EXERCISE PROMPT:
Look for the string "matplotlib" and copy every line that has it.
--- Begin MATERIALS PROVIDED ---
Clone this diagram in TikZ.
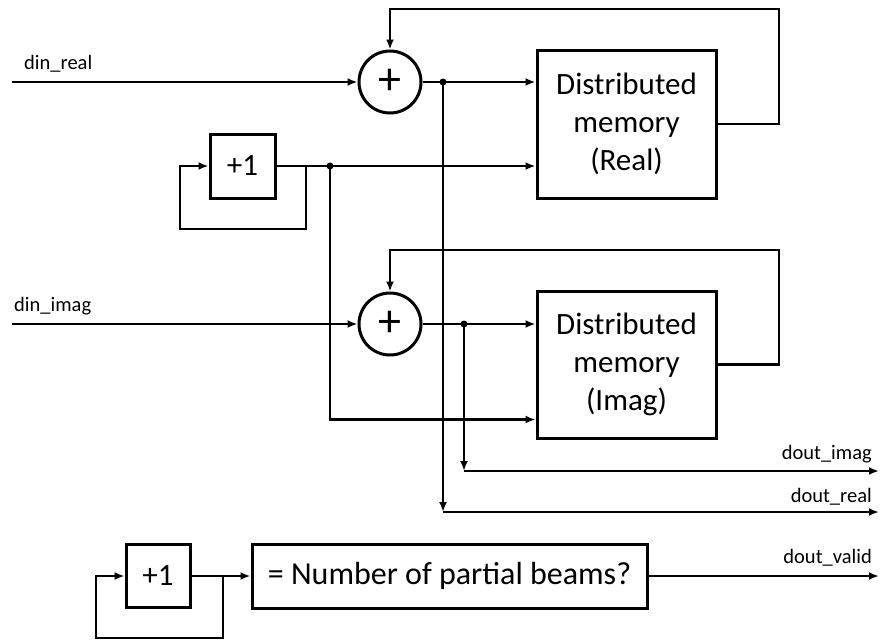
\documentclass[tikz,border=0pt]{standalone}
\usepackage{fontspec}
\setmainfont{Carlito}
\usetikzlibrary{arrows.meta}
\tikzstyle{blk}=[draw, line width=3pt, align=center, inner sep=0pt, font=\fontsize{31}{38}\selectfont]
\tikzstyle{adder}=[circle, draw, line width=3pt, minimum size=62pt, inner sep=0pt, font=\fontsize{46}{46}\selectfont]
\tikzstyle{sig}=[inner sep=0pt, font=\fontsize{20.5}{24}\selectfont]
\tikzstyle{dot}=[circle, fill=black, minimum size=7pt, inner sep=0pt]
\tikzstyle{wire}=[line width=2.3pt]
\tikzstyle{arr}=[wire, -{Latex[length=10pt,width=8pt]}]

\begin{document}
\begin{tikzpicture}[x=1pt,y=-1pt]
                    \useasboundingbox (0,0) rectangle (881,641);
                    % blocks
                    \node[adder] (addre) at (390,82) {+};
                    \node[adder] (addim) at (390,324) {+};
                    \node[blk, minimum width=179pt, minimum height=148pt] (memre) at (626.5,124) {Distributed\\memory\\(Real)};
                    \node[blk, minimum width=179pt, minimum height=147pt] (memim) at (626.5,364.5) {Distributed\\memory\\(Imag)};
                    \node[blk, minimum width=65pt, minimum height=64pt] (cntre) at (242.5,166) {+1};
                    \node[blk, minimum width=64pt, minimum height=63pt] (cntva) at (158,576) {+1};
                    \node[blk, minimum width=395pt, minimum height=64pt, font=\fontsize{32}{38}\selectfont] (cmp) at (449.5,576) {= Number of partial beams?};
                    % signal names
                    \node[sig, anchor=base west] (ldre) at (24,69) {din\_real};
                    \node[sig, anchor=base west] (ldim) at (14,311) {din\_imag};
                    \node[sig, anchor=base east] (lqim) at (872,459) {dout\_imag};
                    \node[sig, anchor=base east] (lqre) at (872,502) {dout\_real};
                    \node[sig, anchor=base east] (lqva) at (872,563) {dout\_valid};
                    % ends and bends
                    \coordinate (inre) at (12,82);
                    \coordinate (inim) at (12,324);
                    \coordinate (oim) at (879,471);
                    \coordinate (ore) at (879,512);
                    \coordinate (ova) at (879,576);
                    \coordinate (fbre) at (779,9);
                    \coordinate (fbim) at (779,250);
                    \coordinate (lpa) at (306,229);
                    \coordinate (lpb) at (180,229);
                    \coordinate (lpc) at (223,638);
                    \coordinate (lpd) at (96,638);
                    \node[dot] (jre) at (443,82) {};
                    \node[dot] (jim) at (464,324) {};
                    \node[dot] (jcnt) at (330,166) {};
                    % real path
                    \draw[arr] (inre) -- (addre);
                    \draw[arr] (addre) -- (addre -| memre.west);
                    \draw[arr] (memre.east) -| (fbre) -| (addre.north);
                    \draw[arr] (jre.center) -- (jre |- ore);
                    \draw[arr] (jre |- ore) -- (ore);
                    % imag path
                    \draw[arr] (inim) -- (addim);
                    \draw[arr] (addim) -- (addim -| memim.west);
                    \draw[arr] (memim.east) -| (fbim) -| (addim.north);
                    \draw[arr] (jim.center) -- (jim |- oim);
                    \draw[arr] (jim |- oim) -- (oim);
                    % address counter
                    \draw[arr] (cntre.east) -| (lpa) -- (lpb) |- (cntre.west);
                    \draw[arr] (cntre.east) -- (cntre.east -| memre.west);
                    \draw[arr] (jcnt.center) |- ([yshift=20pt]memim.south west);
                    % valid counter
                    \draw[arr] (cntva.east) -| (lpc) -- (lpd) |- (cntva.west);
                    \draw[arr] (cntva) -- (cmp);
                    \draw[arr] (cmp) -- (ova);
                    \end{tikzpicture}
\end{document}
--- End MATERIALS PROVIDED ---
--- Begin MATERIALS PROVIDED ---
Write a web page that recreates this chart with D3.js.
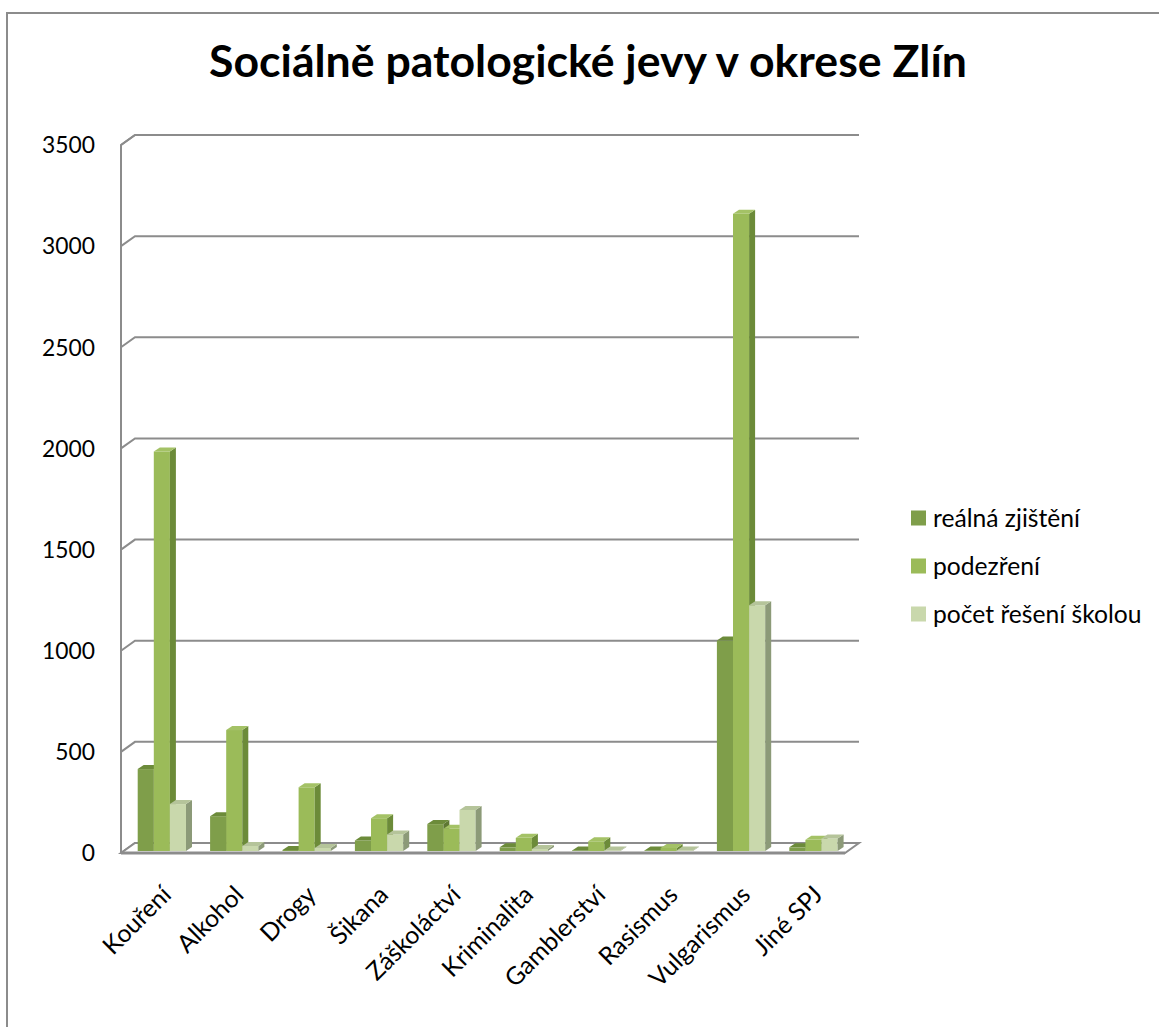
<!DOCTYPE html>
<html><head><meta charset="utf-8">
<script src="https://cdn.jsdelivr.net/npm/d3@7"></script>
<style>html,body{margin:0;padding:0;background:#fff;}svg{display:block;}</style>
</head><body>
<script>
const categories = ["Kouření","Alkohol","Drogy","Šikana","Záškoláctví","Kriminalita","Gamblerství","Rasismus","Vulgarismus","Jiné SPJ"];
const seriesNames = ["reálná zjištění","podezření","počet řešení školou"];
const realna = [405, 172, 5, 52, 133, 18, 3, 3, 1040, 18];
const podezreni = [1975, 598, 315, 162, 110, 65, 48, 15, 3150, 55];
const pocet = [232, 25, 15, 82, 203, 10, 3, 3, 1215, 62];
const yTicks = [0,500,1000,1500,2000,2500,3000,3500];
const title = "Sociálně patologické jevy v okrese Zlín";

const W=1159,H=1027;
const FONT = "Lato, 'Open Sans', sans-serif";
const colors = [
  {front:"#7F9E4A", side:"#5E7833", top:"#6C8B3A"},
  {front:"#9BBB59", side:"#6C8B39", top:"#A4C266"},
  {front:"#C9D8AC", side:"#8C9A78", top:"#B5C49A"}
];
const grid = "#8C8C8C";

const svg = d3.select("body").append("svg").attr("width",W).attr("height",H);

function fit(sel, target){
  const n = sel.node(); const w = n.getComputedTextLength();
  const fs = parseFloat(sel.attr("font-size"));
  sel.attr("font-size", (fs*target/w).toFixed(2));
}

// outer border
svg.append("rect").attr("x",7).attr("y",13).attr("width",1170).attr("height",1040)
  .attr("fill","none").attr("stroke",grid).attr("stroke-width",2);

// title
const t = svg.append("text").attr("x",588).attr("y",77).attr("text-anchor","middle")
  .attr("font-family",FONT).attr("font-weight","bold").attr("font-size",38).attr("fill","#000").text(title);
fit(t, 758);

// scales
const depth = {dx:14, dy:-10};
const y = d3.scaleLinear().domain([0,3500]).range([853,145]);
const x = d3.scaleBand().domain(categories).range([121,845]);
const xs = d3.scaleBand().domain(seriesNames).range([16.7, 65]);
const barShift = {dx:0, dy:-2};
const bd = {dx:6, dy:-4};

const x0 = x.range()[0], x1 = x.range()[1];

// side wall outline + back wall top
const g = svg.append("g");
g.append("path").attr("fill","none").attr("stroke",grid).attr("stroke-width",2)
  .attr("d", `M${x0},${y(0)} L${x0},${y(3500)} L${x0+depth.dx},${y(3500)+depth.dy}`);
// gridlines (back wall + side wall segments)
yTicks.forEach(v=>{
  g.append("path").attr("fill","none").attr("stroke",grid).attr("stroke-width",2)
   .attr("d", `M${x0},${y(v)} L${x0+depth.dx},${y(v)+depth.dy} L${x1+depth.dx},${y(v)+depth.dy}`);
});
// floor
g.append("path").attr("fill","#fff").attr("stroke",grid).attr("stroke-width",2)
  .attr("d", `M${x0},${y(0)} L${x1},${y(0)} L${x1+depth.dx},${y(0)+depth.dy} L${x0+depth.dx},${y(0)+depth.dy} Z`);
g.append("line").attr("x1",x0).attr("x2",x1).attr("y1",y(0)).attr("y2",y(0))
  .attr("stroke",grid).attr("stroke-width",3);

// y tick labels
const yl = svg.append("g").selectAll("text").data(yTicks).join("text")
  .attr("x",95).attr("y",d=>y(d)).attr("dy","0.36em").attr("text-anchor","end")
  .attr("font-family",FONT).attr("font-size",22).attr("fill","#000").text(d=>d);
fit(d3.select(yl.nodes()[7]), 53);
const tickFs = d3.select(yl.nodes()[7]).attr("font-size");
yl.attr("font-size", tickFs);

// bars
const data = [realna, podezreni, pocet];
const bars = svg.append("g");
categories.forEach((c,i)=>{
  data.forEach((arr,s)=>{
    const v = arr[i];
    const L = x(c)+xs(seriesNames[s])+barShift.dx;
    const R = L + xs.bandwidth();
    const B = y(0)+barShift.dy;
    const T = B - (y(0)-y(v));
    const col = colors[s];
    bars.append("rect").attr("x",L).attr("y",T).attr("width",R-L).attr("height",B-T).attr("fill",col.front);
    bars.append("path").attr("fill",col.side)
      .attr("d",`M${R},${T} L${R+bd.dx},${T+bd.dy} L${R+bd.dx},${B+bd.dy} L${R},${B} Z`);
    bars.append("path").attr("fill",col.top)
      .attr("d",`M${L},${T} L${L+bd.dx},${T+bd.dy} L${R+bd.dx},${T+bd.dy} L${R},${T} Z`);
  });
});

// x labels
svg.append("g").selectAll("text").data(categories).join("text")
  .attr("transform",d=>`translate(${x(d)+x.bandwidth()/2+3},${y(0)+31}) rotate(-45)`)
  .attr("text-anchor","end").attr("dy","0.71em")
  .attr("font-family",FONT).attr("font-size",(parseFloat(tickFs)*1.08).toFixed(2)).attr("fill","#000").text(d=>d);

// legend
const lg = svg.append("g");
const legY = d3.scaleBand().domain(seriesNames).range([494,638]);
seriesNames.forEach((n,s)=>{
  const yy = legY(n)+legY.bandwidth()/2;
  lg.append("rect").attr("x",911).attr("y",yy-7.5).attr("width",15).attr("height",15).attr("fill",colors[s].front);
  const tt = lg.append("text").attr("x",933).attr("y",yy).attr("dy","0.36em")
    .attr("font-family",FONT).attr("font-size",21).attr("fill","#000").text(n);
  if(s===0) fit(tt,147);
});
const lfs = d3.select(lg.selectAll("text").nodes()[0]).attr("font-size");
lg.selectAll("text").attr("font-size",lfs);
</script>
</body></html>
--- End MATERIALS PROVIDED ---
--- Begin MATERIALS PROVIDED ---
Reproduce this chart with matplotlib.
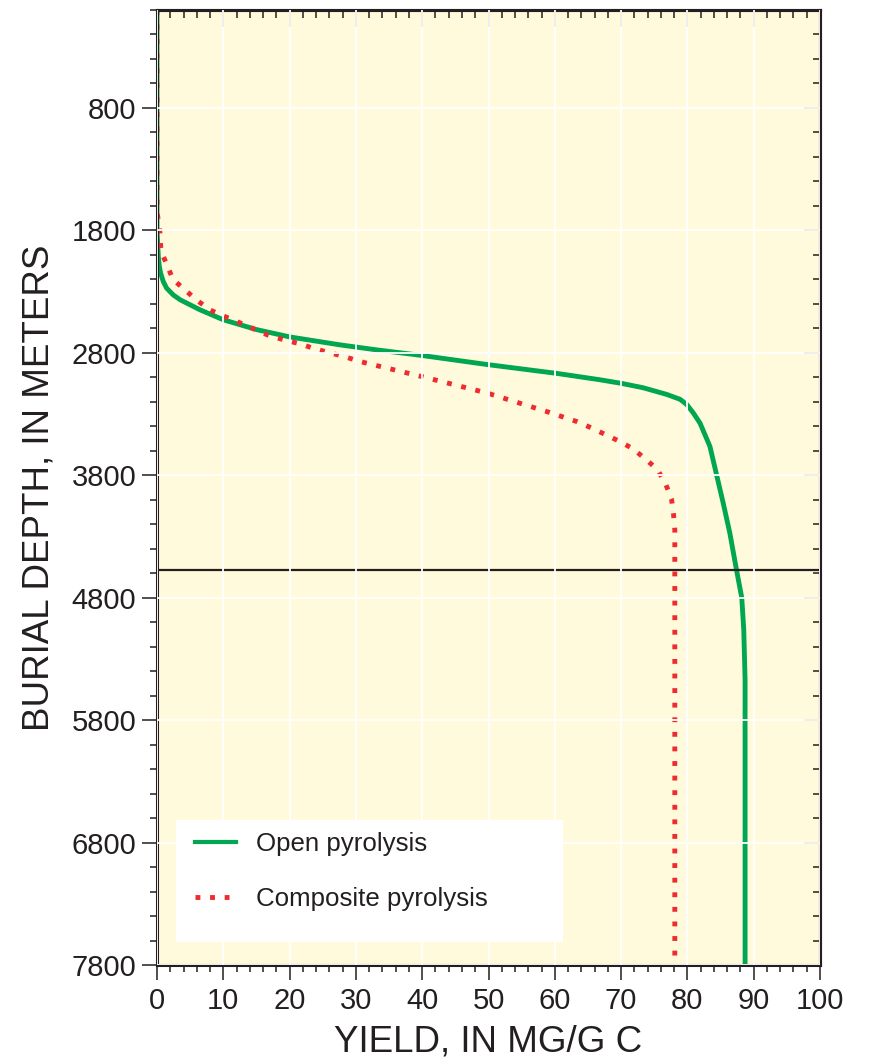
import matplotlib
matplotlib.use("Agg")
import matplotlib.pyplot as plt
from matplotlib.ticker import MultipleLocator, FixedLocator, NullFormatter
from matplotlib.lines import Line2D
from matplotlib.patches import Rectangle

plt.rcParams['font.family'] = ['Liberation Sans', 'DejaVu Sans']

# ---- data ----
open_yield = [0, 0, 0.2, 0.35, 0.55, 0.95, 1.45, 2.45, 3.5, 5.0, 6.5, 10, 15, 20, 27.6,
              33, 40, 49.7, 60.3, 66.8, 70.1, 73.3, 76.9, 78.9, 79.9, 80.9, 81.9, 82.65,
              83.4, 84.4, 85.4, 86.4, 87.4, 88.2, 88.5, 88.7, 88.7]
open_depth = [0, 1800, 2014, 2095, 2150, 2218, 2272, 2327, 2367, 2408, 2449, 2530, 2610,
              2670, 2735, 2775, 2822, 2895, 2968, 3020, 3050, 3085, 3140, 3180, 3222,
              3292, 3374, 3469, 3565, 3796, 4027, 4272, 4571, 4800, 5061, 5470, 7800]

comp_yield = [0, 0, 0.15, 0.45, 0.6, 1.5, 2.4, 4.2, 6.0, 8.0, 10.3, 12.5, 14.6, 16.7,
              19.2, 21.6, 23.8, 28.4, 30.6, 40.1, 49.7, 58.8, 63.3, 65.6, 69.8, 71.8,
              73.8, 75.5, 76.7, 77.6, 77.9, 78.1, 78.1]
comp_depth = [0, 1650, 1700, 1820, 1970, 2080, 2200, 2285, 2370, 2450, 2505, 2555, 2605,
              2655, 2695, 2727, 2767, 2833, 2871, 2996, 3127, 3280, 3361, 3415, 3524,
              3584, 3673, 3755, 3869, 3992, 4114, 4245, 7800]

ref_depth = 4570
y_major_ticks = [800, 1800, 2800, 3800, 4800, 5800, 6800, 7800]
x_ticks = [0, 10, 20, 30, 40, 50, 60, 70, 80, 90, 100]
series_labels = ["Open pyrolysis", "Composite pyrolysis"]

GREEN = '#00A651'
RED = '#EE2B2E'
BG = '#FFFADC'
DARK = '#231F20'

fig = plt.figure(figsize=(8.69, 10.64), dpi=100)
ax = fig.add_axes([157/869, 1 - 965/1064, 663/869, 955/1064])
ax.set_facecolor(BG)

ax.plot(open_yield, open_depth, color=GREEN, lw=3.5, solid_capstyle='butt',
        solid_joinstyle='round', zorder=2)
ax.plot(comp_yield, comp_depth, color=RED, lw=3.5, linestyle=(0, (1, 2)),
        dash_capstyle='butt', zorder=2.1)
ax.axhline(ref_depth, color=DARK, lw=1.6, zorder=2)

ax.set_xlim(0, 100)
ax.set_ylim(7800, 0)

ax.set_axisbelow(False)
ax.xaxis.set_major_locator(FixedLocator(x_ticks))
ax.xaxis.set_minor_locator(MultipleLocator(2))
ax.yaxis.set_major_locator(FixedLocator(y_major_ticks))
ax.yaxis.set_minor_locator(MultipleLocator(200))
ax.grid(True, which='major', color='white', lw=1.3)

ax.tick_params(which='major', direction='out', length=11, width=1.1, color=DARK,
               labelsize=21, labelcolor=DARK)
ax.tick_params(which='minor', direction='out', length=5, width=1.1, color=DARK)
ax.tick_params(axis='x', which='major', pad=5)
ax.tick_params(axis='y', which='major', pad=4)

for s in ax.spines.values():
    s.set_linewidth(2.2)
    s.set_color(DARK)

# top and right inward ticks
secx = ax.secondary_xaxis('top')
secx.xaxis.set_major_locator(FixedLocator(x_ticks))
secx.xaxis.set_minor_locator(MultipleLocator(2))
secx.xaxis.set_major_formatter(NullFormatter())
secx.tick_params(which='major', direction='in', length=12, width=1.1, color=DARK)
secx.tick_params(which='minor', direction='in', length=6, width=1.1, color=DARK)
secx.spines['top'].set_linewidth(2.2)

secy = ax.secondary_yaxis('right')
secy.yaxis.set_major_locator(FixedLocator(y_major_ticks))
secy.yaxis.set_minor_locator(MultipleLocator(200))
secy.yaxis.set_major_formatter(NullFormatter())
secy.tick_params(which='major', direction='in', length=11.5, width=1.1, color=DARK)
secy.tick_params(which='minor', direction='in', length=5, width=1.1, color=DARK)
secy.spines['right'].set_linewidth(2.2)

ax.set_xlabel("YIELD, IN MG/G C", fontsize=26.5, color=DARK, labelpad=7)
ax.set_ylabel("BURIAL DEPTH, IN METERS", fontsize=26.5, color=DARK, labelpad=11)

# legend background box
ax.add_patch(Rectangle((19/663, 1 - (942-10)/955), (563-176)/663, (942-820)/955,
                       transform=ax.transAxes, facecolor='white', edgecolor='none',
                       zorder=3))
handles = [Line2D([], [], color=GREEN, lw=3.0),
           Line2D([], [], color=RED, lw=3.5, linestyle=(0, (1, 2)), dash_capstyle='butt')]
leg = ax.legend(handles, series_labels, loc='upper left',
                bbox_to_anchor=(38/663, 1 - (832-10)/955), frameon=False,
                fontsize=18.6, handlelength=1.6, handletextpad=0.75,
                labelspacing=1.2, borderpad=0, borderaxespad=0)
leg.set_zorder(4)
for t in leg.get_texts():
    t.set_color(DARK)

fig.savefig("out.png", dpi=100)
--- End MATERIALS PROVIDED ---
COMPLETED TASK:
Reproduce this chart with matplotlib.
import matplotlib
matplotlib.use("Agg")
import matplotlib.pyplot as plt
from matplotlib.ticker import MultipleLocator, FixedLocator, NullFormatter
from matplotlib.lines import Line2D
from matplotlib.patches import Rectangle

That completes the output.